DATA:

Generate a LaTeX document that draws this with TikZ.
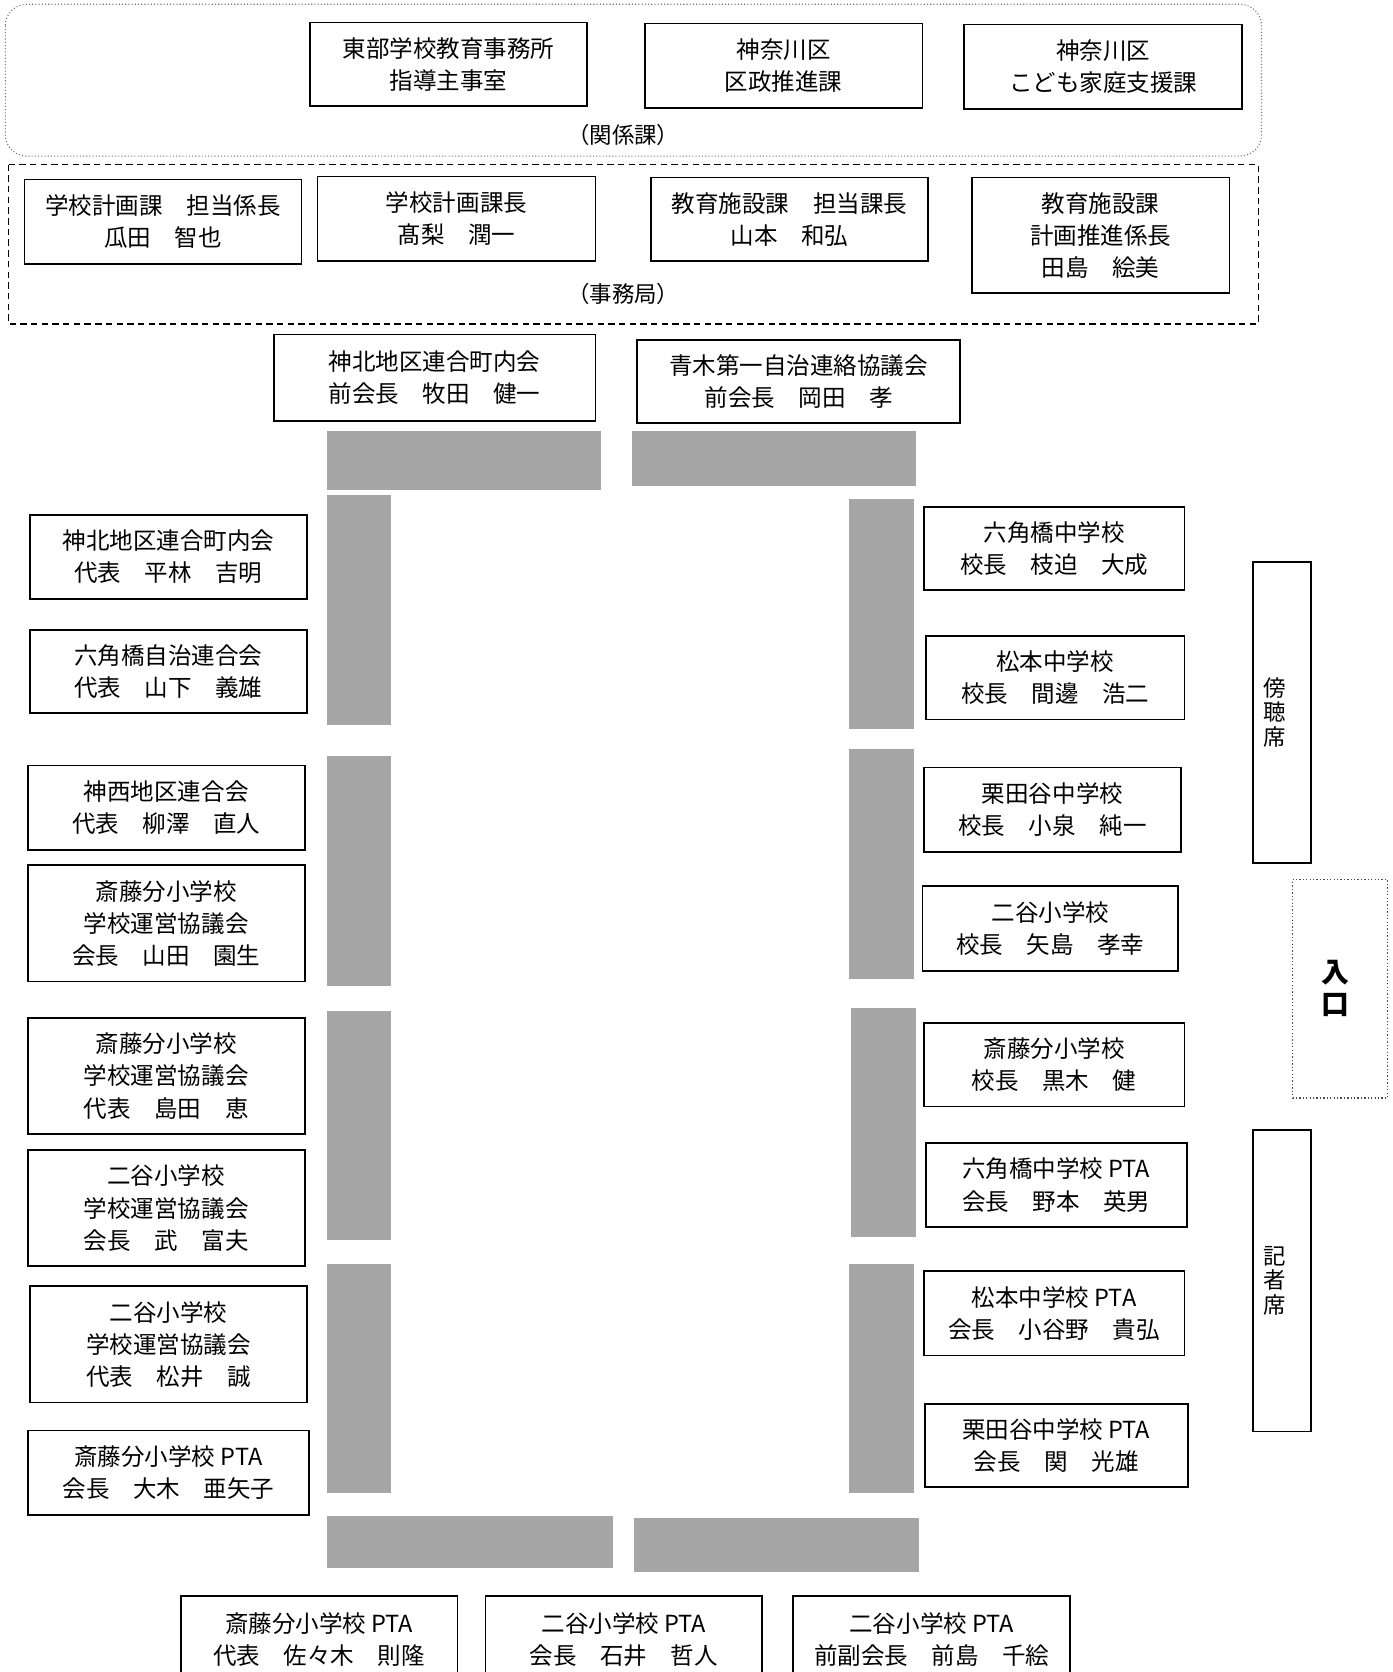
\documentclass[tikz,border=0pt]{standalone}
\usepackage{fontspec}
\setmainfont{Noto Sans CJK JP}
\usetikzlibrary{fit}

\tikzset{
  seat/.style={draw, line width=0.8pt, inner sep=0pt},
  txt/.style={align=center, inner sep=0pt,
    font=\fontsize{11}{15}\selectfont},
  desk/.style={fill=black!35},
  note/.style={font=\fontsize{10.5}{15}\selectfont},
  sidetext/.style={align=center, xshift=-3.5pt,
    font=\fontsize{10.5}{11.5}\selectfont}
}

\begin{document}
\begin{tikzpicture}[x=0.5pt, y=-0.5pt]
  \useasboundingbox (0,0) rectangle (1303,1564);

  % groups
  \draw[black!55, densely dotted, line width=0.5pt, rounded corners=10pt] (5,4) rectangle (1180,146);
  \node[note] (kankei) at (583,126) {（関係課）};
  \draw[densely dashed, line width=0.6pt] (8,154) rectangle (1177,303);
  \node[note] (jimu) at (583,275) {（事務局）};

  \node[seat, fit={(290,21) (549,99)}, label={[txt]center:{東部学校教育事務所\\指導主事室}}] (tobu) {};
  \node[seat, fit={(603,22) (863,101)}, label={[txt]center:{神奈川区\\区政推進課}}] (kusei) {};
  \node[seat, fit={(902,23) (1162,102)}, label={[txt]center:{神奈川区\\こども家庭支援課}}] (kodomo) {};

  \node[seat, fit={(23,168) (282,247)}, label={[txt]center:{学校計画課　担当係長\\瓜田　智也}}] (keikakuKakari) {};
  \node[seat, fit={(297,165) (557,244)}, label={[txt]center:{学校計画課長\\髙梨　潤一}}] (keikakuKacho) {};
  \node[seat, fit={(609,166) (868,244)}, label={[txt]center:{教育施設課　担当課長\\山本　和弘}}] (shisetsuKacho) {};
  \node[seat, fit={(909,166) (1150,274)}, label={[txt]center:{教育施設課\\計画推進係長\\田島　絵美}}] (shisetsuKakari) {};

  % head
  \node[seat, fit={(256,313) (557,394)}, label={[txt]center:{神北地区連合町内会\\前会長　牧田　健一}}] (kamikitaZen) {};
  \node[seat, fit={(596,318) (898,396)}, label={[txt]center:{青木第一自治連絡協議会\\前会長　岡田　孝}}] (aokiZen) {};

  % tables
  \fill[desk] (306,403) rectangle (562,458);
  \fill[desk] (591,403) rectangle (857,455);
  \fill[desk] (306,463) rectangle (366,678);
  \fill[desk] (306,707) rectangle (366,922);
  \fill[desk] (306,946) rectangle (366,1160);
  \fill[desk] (306,1182) rectangle (366,1397);
  \fill[desk] (794,467) rectangle (855,682);
  \fill[desk] (794,701) rectangle (855,916);
  \fill[desk] (796,943) rectangle (857,1157);
  \fill[desk] (794,1182) rectangle (855,1397);
  \fill[desk] (306,1418) rectangle (573,1467);
  \fill[desk] (593,1420) rectangle (860,1470);

  % left side
  \node[seat, fit={(28,482) (287,560)}, label={[txt]center:{神北地区連合町内会\\代表　平林　吉明}}] (kamikita) {};
  \node[seat, fit={(28,589) (287,667)}, label={[txt]center:{六角橋自治連合会\\代表　山下　義雄}}] (rokkaku) {};
  \node[seat, fit={(26,716) (285,795)}, label={[txt]center:{神西地区連合会\\代表　柳澤　直人}}] (kaminishi) {};
  \node[seat, fit={(26,809) (285,918)}, label={[txt]center:{斎藤分小学校\\学校運営協議会\\会長　山田　園生}}] (saitoUnA) {};
  \node[seat, fit={(26,952) (285,1061)}, label={[txt]center:{斎藤分小学校\\学校運営協議会\\代表　島田　恵}}] (saitoUnB) {};
  \node[seat, fit={(26,1076) (285,1184)}, label={[txt]center:{二谷小学校\\学校運営協議会\\会長　武　富夫}}] (futayaUnA) {};
  \node[seat, fit={(28,1203) (287,1312)}, label={[txt]center:{二谷小学校\\学校運営協議会\\代表　松井　誠}}] (futayaUnB) {};
  \node[seat, fit={(26,1338) (289,1417)}, label={[txt]center:{斎藤分小学校 PTA\\会長　大木　亜矢子}}] (saitoPtaA) {};

  % right side
  \node[seat, fit={(864,474) (1108,552)}, label={[txt]center:{六角橋中学校\\校長　枝迫　大成}}] (rokuChu) {};
  \node[seat, fit={(866,595) (1108,673)}, label={[txt]center:{松本中学校\\校長　間邊　浩二}}] (matsuChu) {};
  \node[seat, fit={(864,718) (1105,797)}, label={[txt]center:{栗田谷中学校\\校長　小泉　純一}}] (kuriChu) {};
  \node[seat, fit={(863,829) (1102,908)}, label={[txt]center:{二谷小学校\\校長　矢島　孝幸}}] (futaSho) {};
  \node[seat, fit={(864,957) (1108,1035)}, label={[txt]center:{斎藤分小学校\\校長　黒木　健}}] (saitoSho) {};
  \node[seat, fit={(866,1069) (1110,1148)}, label={[txt]center:{六角橋中学校 PTA\\会長　野本　英男}}] (rokuPta) {};
  \node[seat, fit={(864,1189) (1108,1268)}, label={[txt]center:{松本中学校 PTA\\会長　小谷野　貴弘}}] (matsuPta) {};
  \node[seat, fit={(865,1313) (1111,1391)}, label={[txt]center:{栗田谷中学校 PTA\\会長　関　光雄}}] (kuriPta) {};

  % gallery, entrance
  \node[seat, fit={(1172,526) (1226,807)}, label={[sidetext]center:{傍\\聴\\席}}] (bocho) {};
  \node[draw=black!70, densely dotted, line width=0.6pt, inner sep=0pt, fit={(1209,823) (1298,1027)},
    label={[align=center, xshift=-2pt, font=\fontsize{13}{15}\bfseries]center:{入\\口}}] (iriguchi) {};
  \node[seat, fit={(1172,1057) (1226,1339)}, label={[sidetext]center:{記\\者\\席}}] (kisha) {};

  % bottom
  \node[seat, fit={(169,1493) (428,1575)}, label={[txt]center:{斎藤分小学校 PTA\\代表　佐々木　則隆}}] (saitoPtaB) {};
  \node[seat, fit={(454,1493) (713,1575)}, label={[txt]center:{二谷小学校 PTA\\会長　石井　哲人}}] (futaPtaA) {};
  \node[seat, fit={(742,1493) (1001,1575)}, label={[txt]center:{二谷小学校 PTA\\前副会長　前島　千絵}}] (futaPtaB) {};
\end{tikzpicture}
\end{document}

WHAT TO PRODUCE: From the material above, copy everything exactly but the pictures.

ANSWER TO THIS EXERCISE:
Generate a LaTeX document that draws this with TikZ.
\documentclass[tikz,border=0pt]{standalone}
\usepackage{fontspec}
\setmainfont{Noto Sans CJK JP}
\usetikzlibrary{fit}

\tikzset{
  seat/.style={draw, line width=0.8pt, inner sep=0pt},
  txt/.style={align=center, inner sep=0pt,
    font=\fontsize{11}{15}\selectfont},
  desk/.style={fill=black!35},
  note/.style={font=\fontsize{10.5}{15}\selectfont},
  sidetext/.style={align=center, xshift=-3.5pt,
    font=\fontsize{10.5}{11.5}\selectfont}
}

\begin{document}
\begin{tikzpicture}[x=0.5pt, y=-0.5pt]
  \useasboundingbox (0,0) rectangle (1303,1564);

  % groups
  \draw[black!55, densely dotted, line width=0.5pt, rounded corners=10pt] (5,4) rectangle (1180,146);
  \node[note] (kankei) at (583,126) {（関係課）};
  \draw[densely dashed, line width=0.6pt] (8,154) rectangle (1177,303);
  \node[note] (jimu) at (583,275) {（事務局）};

  \node[seat, fit={(290,21) (549,99)}, label={[txt]center:{東部学校教育事務所\\指導主事室}}] (tobu) {};
  \node[seat, fit={(603,22) (863,101)}, label={[txt]center:{神奈川区\\区政推進課}}] (kusei) {};
  \node[seat, fit={(902,23) (1162,102)}, label={[txt]center:{神奈川区\\こども家庭支援課}}] (kodomo) {};

  \node[seat, fit={(23,168) (282,247)}, label={[txt]center:{学校計画課　担当係長\\瓜田　智也}}] (keikakuKakari) {};
  \node[seat, fit={(297,165) (557,244)}, label={[txt]center:{学校計画課長\\髙梨　潤一}}] (keikakuKacho) {};
  \node[seat, fit={(609,166) (868,244)}, label={[txt]center:{教育施設課　担当課長\\山本　和弘}}] (shisetsuKacho) {};
  \node[seat, fit={(909,166) (1150,274)}, label={[txt]center:{教育施設課\\計画推進係長\\田島　絵美}}] (shisetsuKakari) {};

  % head
  \node[seat, fit={(256,313) (557,394)}, label={[txt]center:{神北地区連合町内会\\前会長　牧田　健一}}] (kamikitaZen) {};
  \node[seat, fit={(596,318) (898,396)}, label={[txt]center:{青木第一自治連絡協議会\\前会長　岡田　孝}}] (aokiZen) {};

  % tables
  \fill[desk] (306,403) rectangle (562,458);
  \fill[desk] (591,403) rectangle (857,455);
  \fill[desk] (306,463) rectangle (366,678);
  \fill[desk] (306,707) rectangle (366,922);
  \fill[desk] (306,946) rectangle (366,1160);
  \fill[desk] (306,1182) rectangle (366,1397);
  \fill[desk] (794,467) rectangle (855,682);
  \fill[desk] (794,701) rectangle (855,916);
  \fill[desk] (796,943) rectangle (857,1157);
  \fill[desk] (794,1182) rectangle (855,1397);
  \fill[desk] (306,1418) rectangle (573,1467);
  \fill[desk] (593,1420) rectangle (860,1470);

  % left side
  \node[seat, fit={(28,482) (287,560)}, label={[txt]center:{神北地区連合町内会\\代表　平林　吉明}}] (kamikita) {};
  \node[seat, fit={(28,589) (287,667)}, label={[txt]center:{六角橋自治連合会\\代表　山下　義雄}}] (rokkaku) {};
  \node[seat, fit={(26,716) (285,795)}, label={[txt]center:{神西地区連合会\\代表　柳澤　直人}}] (kaminishi) {};
  \node[seat, fit={(26,809) (285,918)}, label={[txt]center:{斎藤分小学校\\学校運営協議会\\会長　山田　園生}}] (saitoUnA) {};
  \node[seat, fit={(26,952) (285,1061)}, label={[txt]center:{斎藤分小学校\\学校運営協議会\\代表　島田　恵}}] (saitoUnB) {};
  \node[seat, fit={(26,1076) (285,1184)}, label={[txt]center:{二谷小学校\\学校運営協議会\\会長　武　富夫}}] (futayaUnA) {};
  \node[seat, fit={(28,1203) (287,1312)}, label={[txt]center:{二谷小学校\\学校運営協議会\\代表　松井　誠}}] (futayaUnB) {};
  \node[seat, fit={(26,1338) (289,1417)}, label={[txt]center:{斎藤分小学校 PTA\\会長　大木　亜矢子}}] (saitoPtaA) {};

  % right side
  \node[seat, fit={(864,474) (1108,552)}, label={[txt]center:{六角橋中学校\\校長　枝迫　大成}}] (rokuChu) {};
  \node[seat, fit={(866,595) (1108,673)}, label={[txt]center:{松本中学校\\校長　間邊　浩二}}] (matsuChu) {};
  \node[seat, fit={(864,718) (1105,797)}, label={[txt]center:{栗田谷中学校\\校長　小泉　純一}}] (kuriChu) {};
  \node[seat, fit={(863,829) (1102,908)}, label={[txt]center:{二谷小学校\\校長　矢島　孝幸}}] (futaSho) {};
  \node[seat, fit={(864,957) (1108,1035)}, label={[txt]center:{斎藤分小学校\\校長　黒木　健}}] (saitoSho) {};
  \node[seat, fit={(866,1069) (1110,1148)}, label={[txt]center:{六角橋中学校 PTA\\会長　野本　英男}}] (rokuPta) {};
  \node[seat, fit={(864,1189) (1108,1268)}, label={[txt]center:{松本中学校 PTA\\会長　小谷野　貴弘}}] (matsuPta) {};
  \node[seat, fit={(865,1313) (1111,1391)}, label={[txt]center:{栗田谷中学校 PTA\\会長　関　光雄}}] (kuriPta) {};

  % gallery, entrance
  \node[seat, fit={(1172,526) (1226,807)}, label={[sidetext]center:{傍\\聴\\席}}] (bocho) {};
  \node[draw=black!70, densely dotted, line width=0.6pt, inner sep=0pt, fit={(1209,823) (1298,1027)},
    label={[align=center, xshift=-2pt, font=\fontsize{13}{15}\bfseries]center:{入\\口}}] (iriguchi) {};
  \node[seat, fit={(1172,1057) (1226,1339)}, label={[sidetext]center:{記\\者\\席}}] (kisha) {};

  % bottom
  \node[seat, fit={(169,1493) (428,1575)}, label={[txt]center:{斎藤分小学校 PTA\\代表　佐々木　則隆}}] (saitoPtaB) {};
  \node[seat, fit={(454,1493) (713,1575)}, label={[txt]center:{二谷小学校 PTA\\会長　石井　哲人}}] (futaPtaA) {};
  \node[seat, fit={(742,1493) (1001,1575)}, label={[txt]center:{二谷小学校 PTA\\前副会長　前島　千絵}}] (futaPtaB) {};
\end{tikzpicture}
\end{document}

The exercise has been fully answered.